◆ **TASK REQUIREMENTS**
Omit pictures and quote the listing below line by line, from its start through the line that holds "const seriesNames = ['Radius".

◆ **SUPPLIED DATA**
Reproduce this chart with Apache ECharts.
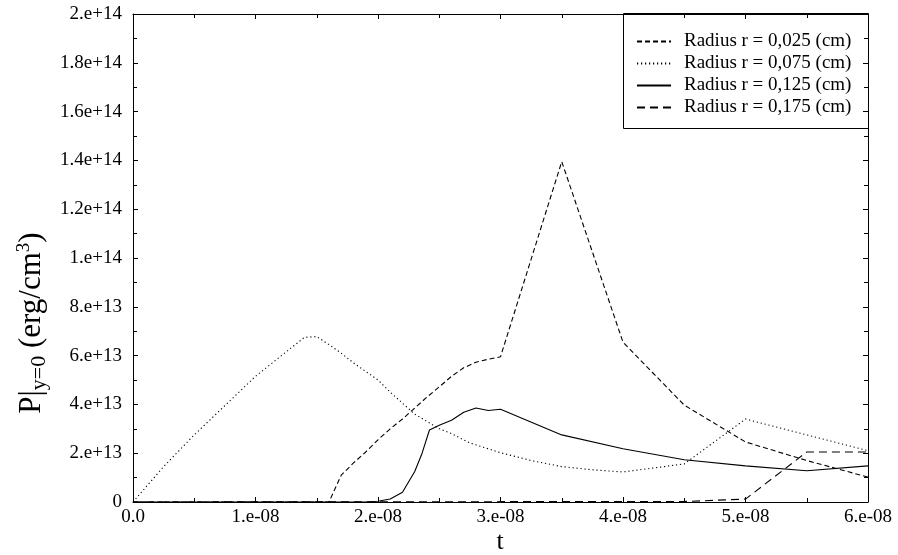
<!DOCTYPE html>
<html>
<head>
<meta charset="utf-8">
<script src="https://cdn.jsdelivr.net/npm/echarts@6/dist/echarts.min.js"></script>
<style>html,body{margin:0;padding:0;background:#fff}#c{width:898px;height:555px}</style>
</head>
<body>
<div id="c"></div>
<script>
// ---- data (t in s, P in erg/cm^3) ----
const seriesNames = ['Radius r = 0,025 (cm)', 'Radius r = 0,075 (cm)', 'Radius r = 0,125 (cm)', 'Radius r = 0,175 (cm)'];

const t025 = [0, 1.6e-8, 1.7e-8, 1.8e-8, 1.9e-8, 2.0e-8, 2.1e-8, 2.2e-8, 2.3e-8, 2.4e-8, 2.5e-8, 2.6e-8, 2.7e-8, 2.8e-8, 2.9e-8, 3.0e-8, 3.5e-8, 4.0e-8, 4.5e-8, 5.0e-8, 5.5e-8, 6.0e-8];
const p025 = [0, 0, 1.1e13, 1.6e13, 2.05e13, 2.55e13, 3.0e13, 3.4e13, 3.85e13, 4.3e13, 4.72e13, 5.15e13, 5.5e13, 5.73e13, 5.85e13, 5.95e13, 13.95e13, 6.55e13, 3.97e13, 2.46e13, 1.7e13, 1.02e13];

const t075 = [0, 0.25e-8, 0.5e-8, 0.75e-8, 1.0e-8, 1.25e-8, 1.4e-8, 1.5e-8, 1.6e-8, 1.7e-8, 1.8e-8, 1.9e-8, 2.0e-8, 2.1e-8, 2.2e-8, 2.3e-8, 2.4e-8, 2.5e-8, 2.6e-8, 2.75e-8, 3.0e-8, 3.25e-8, 3.5e-8, 3.75e-8, 4.0e-8, 4.5e-8, 5.0e-8, 5.5e-8, 6.0e-8];
const p075 = [0, 1.45e13, 2.75e13, 3.95e13, 5.15e13, 6.15e13, 6.75e13, 6.78e13, 6.45e13, 6.1e13, 5.7e13, 5.35e13, 5.0e13, 4.5e13, 4.05e13, 3.6e13, 3.3e13, 3.0e13, 2.8e13, 2.42e13, 2.02e13, 1.7e13, 1.45e13, 1.32e13, 1.23e13, 1.56e13, 3.4e13, 2.75e13, 2.1e13];

const t125 = [0, 1.9e-8, 2.0e-8, 2.1e-8, 2.2e-8, 2.3e-8, 2.36e-8, 2.42e-8, 2.5e-8, 2.6e-8, 2.7e-8, 2.8e-8, 2.9e-8, 3.0e-8, 3.5e-8, 4.0e-8, 4.5e-8, 5.0e-8, 5.5e-8, 6.0e-8];
const p125 = [0, 0, 0.03e13, 0.12e13, 0.4e13, 1.25e13, 2.0e13, 2.95e13, 3.15e13, 3.35e13, 3.68e13, 3.85e13, 3.75e13, 3.8e13, 2.75e13, 2.18e13, 1.73e13, 1.48e13, 1.28e13, 1.48e13];

const t175 = [0, 4.5e-8, 5.0e-8, 5.5e-8, 6.0e-8];
const p175 = [0, 0.02e13, 0.12e13, 2.05e13, 2.05e13];

const xTickLabels = ['0.0', '1.e-08', '2.e-08', '3.e-08', '4.e-08', '5.e-08', '6.e-08'];
const yTickLabels = ['0', '2.e+13', '4.e+13', '6.e+13', '8.e+13', '1.e+14', '1.2e+14', '1.4e+14', '1.6e+14', '1.8e+14', '2.e+14'];

// ---- chart ----
const FONT = 'Liberation Serif';
const zip = (xs, ys) => xs.map((x, i) => [x, ys[i]]);
const dashes = [[5, 3], [1.2, 2.8], 'solid', [8, 5]];
const seriesData = [zip(t025, p025), zip(t075, p075), zip(t125, p125), zip(t175, p175)];

const axisCommon = {
  axisLine: { show: true, onZero: false, lineStyle: { color: '#000', width: 1 } },
  axisTick: { show: true, inside: true, length: 5, lineStyle: { color: '#000' } },
  minorTick: { show: true, splitNumber: 2, length: 4, lineStyle: { color: '#000' } },
  splitLine: { show: false },
  minorSplitLine: { show: false }
};

const chart = echarts.init(document.getElementById('c'), null, { renderer: 'canvas' });
chart.setOption({
  backgroundColor: '#fff',
  animation: false,
  grid: { left: 133, right: 30, top: 14, bottom: 53, containLabel: false },
  xAxis: [
    Object.assign({
      type: 'value', min: 0, max: 6e-8, interval: 1e-8, position: 'bottom',
      axisLabel: { color: '#000', fontFamily: FONT, fontSize: 19, margin: 6,
        formatter: v => xTickLabels[Math.round(v / 1e-8)] }
    }, axisCommon),
    Object.assign({
      type: 'value', min: 0, max: 6e-8, interval: 1e-8, position: 'top',
      axisLabel: { show: false }
    }, axisCommon)
  ],
  yAxis: [
    Object.assign({
      type: 'value', min: 0, max: 2e14, interval: 2e13, position: 'left',
      axisLabel: { color: '#000', fontFamily: FONT, fontSize: 19, margin: 11,
        formatter: v => yTickLabels[Math.round(v / 2e13)] }
    }, axisCommon),
    Object.assign({
      type: 'value', min: 0, max: 2e14, interval: 2e13, position: 'right',
      axisLabel: { show: false }
    }, axisCommon)
  ],
  legend: {
    orient: 'vertical', left: 636, top: 32, padding: 0,
    itemWidth: 34, itemHeight: 10, itemGap: 3,
    itemStyle: { opacity: 0 },
    textStyle: { color: '#000', fontFamily: FONT, fontSize: 19, lineHeight: 19, padding: [0, 0, 0, 8] },
    data: seriesNames,
    selectedMode: false
  },
  graphic: [
    { type: 'rect', left: 623, top: 13, shape: { width: 245, height: 115 },
      style: { fill: '#fff', stroke: '#000', lineWidth: 1 }, z: 0 },
    { type: 'text', x: 500, y: 529,
      style: { text: 't', font: '26px "Liberation Serif"', fill: '#000', textAlign: 'center', textVerticalAlign: 'top' } },
    { type: 'text', x: 32, y: 323, rotation: Math.PI / 2,
      style: {
        text: '{a|P|}{s|y=0}{a| (erg/cm}{p|3}{a|)}',
        textAlign: 'center', textVerticalAlign: 'middle', fill: '#000',
        rich: {
          a: { fontFamily: FONT, fontSize: 31, fill: '#000' },
          s: { fontFamily: FONT, fontSize: 22, fill: '#000', padding: [14, 0, 0, 0] },
          p: { fontFamily: FONT, fontSize: 19, fill: '#000', padding: [0, 0, 16, 0] }
        }
      } }
  ],
  series: seriesNames.map((name, i) => ({
    name, type: 'line', data: seriesData[i], symbol: 'none', showSymbol: false,
    xAxisIndex: 0, yAxisIndex: 0,
    lineStyle: { color: '#000', width: 1.1, type: dashes[i] },
    itemStyle: { color: '#000' },
    z: 3
  }))
});
</script>
</body>
</html>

◆ **OUTPUT FOR THIS EXERCISE**
Reproduce this chart with Apache ECharts.
<!DOCTYPE html>
<html>
<head>
<meta charset="utf-8">
<script src="https://cdn.jsdelivr.net/npm/echarts@6/dist/echarts.min.js"></script>
<style>html,body{margin:0;padding:0;background:#fff}#c{width:898px;height:555px}</style>
</head>
<body>
<div id="c"></div>
<script>
// ---- data (t in s, P in erg/cm^3) ----
const seriesNames = ['Radius r = 0,025 (cm)', 'Radius r = 0,075 (cm)', 'Radius r = 0,125 (cm)', 'Radius r = 0,175 (cm)'];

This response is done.